**Short task**. Your task is to reproduce, verbatim and without pictures, the lines from the opening of the listing through the line containing "fig = plt.figure(figsize=(W".

**Supplied data**.
::::
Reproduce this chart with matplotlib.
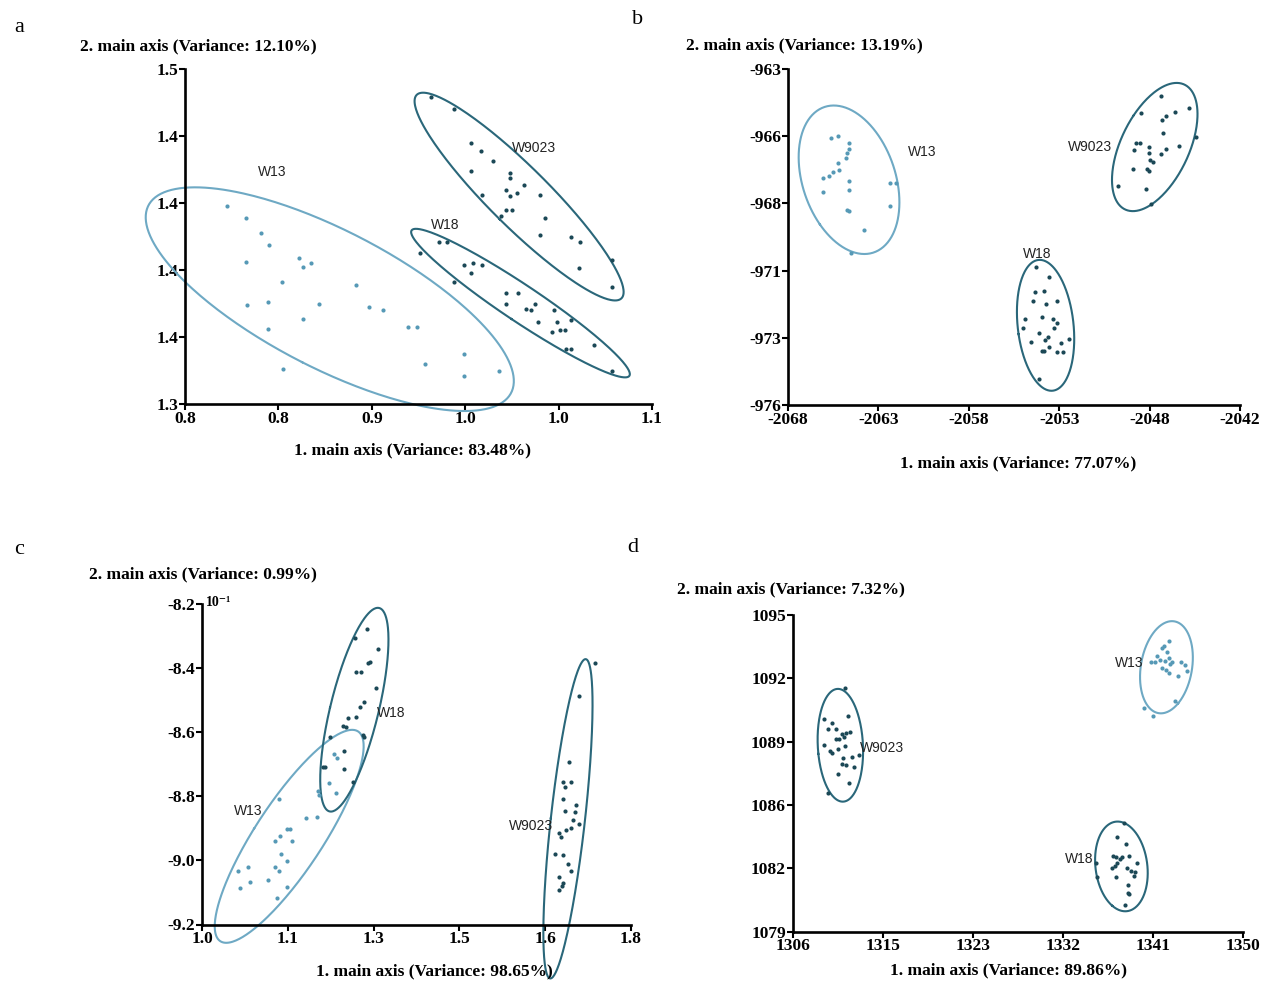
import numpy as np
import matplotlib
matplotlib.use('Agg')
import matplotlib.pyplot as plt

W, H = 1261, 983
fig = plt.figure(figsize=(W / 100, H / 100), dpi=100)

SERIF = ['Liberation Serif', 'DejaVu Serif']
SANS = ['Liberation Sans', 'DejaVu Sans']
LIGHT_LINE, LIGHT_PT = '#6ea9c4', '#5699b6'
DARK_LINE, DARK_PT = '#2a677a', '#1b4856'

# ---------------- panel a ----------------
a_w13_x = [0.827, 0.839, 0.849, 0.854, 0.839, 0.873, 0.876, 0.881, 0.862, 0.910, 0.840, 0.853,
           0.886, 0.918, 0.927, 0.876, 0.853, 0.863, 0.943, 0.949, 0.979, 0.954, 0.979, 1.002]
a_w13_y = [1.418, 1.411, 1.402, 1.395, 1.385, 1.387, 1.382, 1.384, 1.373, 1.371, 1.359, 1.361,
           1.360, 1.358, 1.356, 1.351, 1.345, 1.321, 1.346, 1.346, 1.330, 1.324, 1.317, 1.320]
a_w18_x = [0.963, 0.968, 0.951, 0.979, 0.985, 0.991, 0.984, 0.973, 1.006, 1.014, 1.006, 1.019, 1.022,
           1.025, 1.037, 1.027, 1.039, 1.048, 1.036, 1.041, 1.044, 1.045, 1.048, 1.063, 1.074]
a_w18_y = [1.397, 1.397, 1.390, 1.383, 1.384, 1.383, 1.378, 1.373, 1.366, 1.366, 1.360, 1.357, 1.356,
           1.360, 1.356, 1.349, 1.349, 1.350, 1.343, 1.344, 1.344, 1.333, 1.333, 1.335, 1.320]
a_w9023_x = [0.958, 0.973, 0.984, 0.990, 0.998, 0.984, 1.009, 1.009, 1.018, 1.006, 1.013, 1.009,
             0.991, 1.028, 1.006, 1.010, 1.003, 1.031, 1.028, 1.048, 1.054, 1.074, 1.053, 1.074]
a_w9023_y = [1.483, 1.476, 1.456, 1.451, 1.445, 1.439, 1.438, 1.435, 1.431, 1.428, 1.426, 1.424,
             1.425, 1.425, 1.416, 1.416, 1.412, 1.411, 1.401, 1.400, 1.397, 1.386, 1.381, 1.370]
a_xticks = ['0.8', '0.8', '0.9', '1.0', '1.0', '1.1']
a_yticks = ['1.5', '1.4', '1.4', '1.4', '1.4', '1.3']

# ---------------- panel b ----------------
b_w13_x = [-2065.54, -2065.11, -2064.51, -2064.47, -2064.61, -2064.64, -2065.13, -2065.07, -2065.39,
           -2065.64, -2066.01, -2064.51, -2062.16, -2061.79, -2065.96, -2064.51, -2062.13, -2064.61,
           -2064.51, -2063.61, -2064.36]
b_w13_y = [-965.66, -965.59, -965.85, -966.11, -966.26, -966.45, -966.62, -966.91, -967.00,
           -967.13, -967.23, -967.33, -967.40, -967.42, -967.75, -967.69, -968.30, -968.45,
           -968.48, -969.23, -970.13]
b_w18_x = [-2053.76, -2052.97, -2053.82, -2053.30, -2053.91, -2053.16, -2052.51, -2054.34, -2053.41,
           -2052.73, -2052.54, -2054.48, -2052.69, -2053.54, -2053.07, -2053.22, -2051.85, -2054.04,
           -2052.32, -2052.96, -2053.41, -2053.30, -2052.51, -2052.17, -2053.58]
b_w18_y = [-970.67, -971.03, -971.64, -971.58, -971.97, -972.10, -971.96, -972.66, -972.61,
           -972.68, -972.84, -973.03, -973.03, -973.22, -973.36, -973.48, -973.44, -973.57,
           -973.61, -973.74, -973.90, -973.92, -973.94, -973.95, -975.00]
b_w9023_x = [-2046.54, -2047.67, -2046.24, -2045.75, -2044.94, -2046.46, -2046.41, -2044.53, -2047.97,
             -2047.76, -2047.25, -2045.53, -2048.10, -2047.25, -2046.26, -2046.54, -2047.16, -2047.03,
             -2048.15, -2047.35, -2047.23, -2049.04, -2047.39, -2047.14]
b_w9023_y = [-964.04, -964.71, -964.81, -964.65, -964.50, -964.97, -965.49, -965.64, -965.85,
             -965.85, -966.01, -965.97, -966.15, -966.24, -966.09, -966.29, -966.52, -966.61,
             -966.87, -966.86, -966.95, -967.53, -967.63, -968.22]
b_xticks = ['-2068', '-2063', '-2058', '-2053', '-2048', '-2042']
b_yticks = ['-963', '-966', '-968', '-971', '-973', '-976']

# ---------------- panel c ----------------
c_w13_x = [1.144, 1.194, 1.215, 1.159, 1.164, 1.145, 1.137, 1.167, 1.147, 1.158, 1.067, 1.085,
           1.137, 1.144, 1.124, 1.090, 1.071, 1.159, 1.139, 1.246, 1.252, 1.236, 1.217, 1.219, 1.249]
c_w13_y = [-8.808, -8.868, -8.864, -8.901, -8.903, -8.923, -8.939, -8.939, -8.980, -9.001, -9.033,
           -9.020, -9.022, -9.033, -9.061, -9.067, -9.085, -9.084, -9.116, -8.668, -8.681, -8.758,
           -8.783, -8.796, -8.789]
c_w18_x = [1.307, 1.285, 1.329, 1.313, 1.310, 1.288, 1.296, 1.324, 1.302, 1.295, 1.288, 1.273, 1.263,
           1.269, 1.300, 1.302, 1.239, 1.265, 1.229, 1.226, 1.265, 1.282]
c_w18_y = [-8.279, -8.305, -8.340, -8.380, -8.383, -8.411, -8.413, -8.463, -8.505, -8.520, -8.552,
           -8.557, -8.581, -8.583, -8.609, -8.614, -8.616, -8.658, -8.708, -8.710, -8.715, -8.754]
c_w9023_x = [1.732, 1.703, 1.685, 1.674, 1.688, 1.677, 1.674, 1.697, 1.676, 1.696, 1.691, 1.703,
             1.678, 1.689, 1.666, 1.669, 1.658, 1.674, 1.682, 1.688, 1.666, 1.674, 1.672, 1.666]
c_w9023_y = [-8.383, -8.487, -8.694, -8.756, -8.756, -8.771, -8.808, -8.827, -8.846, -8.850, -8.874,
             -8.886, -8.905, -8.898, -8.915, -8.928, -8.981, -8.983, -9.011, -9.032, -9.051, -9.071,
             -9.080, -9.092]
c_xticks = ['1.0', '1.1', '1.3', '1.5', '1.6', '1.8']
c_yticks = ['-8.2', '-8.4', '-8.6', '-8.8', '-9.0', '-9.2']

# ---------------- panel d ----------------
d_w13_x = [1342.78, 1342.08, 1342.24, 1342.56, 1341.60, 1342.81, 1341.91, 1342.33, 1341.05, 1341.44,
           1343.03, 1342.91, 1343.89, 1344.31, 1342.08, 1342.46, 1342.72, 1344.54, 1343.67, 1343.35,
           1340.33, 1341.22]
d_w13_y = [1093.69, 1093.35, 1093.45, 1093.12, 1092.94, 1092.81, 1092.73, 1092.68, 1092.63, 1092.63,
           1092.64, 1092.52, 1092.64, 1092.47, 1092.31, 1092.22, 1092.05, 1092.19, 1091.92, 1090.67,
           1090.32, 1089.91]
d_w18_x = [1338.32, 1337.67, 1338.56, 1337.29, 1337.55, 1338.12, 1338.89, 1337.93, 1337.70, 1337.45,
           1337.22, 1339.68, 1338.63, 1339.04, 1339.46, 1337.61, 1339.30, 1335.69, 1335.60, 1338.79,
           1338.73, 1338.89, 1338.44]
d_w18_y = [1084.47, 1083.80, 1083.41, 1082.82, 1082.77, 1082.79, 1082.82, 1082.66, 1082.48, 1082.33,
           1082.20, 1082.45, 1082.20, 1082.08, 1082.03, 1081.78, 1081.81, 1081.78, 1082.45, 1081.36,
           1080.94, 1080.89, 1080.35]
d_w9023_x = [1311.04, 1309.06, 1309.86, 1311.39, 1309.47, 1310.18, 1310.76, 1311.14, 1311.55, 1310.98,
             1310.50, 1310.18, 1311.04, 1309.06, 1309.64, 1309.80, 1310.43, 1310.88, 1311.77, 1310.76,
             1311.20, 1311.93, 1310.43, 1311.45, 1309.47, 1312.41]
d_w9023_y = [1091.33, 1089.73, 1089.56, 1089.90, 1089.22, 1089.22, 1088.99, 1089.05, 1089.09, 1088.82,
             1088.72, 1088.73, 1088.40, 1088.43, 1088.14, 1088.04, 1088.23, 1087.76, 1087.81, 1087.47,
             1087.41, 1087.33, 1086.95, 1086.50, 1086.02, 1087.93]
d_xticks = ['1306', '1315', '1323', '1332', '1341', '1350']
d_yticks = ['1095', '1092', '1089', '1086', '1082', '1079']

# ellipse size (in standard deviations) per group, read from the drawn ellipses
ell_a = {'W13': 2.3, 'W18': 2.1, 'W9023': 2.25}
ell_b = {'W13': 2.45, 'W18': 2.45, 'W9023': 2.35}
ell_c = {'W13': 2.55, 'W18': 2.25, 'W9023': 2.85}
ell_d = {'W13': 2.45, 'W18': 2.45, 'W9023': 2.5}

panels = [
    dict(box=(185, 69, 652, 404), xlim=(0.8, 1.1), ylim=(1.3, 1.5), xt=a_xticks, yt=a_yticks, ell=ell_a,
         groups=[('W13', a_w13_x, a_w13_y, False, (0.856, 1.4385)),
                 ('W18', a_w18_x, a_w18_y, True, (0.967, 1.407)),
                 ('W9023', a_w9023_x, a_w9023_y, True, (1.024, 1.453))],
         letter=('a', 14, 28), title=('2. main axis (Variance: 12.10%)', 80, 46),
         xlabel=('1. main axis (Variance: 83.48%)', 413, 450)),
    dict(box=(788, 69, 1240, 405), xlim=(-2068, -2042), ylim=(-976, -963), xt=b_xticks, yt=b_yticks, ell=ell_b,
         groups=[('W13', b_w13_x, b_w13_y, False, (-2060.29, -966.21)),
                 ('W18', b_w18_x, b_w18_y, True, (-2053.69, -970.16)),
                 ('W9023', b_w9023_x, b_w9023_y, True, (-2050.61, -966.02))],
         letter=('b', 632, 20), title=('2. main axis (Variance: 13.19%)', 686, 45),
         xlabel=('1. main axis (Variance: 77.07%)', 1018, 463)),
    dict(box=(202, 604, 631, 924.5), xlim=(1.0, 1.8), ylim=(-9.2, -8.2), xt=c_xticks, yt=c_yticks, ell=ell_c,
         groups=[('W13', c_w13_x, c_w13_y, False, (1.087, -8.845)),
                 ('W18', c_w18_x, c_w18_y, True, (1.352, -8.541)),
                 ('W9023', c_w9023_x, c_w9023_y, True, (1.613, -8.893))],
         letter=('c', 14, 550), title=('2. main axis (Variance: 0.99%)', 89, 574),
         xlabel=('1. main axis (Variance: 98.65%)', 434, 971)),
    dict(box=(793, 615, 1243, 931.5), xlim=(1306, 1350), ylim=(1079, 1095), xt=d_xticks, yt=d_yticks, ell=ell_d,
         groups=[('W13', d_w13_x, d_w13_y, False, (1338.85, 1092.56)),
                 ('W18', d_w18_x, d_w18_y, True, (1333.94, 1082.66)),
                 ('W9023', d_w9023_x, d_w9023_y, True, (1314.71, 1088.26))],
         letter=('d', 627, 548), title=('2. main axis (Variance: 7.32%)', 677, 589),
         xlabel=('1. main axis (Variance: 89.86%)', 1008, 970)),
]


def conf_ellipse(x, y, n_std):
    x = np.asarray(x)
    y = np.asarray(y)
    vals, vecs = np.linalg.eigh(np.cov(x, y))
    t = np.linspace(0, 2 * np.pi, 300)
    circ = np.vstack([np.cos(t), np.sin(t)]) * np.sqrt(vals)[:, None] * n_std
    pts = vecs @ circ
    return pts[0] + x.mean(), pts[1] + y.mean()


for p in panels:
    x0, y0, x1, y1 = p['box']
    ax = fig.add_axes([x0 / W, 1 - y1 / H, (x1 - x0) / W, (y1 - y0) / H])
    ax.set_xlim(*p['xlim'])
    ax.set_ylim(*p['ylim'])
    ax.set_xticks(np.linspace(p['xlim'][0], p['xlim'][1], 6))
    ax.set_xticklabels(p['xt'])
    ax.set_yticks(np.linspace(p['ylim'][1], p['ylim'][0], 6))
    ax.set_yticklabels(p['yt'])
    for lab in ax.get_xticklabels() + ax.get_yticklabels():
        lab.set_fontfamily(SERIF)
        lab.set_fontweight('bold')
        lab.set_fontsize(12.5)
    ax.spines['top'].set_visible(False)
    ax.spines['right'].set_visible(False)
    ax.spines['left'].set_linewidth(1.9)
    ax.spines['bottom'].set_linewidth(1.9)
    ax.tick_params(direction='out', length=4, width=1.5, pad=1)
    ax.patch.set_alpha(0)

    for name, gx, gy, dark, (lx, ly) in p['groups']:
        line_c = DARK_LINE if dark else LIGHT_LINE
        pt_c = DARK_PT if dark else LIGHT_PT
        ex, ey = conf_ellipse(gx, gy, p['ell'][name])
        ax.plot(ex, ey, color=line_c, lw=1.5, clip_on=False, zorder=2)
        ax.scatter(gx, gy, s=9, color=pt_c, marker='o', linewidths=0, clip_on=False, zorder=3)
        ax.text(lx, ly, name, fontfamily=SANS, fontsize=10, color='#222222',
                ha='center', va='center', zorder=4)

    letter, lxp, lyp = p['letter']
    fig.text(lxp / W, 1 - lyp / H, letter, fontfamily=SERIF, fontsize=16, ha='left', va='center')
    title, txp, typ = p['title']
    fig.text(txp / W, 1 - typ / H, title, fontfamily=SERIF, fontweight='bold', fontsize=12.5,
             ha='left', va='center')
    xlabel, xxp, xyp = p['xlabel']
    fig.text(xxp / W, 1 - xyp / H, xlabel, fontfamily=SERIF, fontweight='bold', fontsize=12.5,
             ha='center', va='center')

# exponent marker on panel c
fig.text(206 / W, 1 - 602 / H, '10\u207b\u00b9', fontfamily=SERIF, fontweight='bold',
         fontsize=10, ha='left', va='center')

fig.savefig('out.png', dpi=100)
::::
**Final answer**.
Reproduce this chart with matplotlib.
import numpy as np
import matplotlib
matplotlib.use('Agg')
import matplotlib.pyplot as plt

W, H = 1261, 983
fig = plt.figure(figsize=(W / 100, H / 100), dpi=100)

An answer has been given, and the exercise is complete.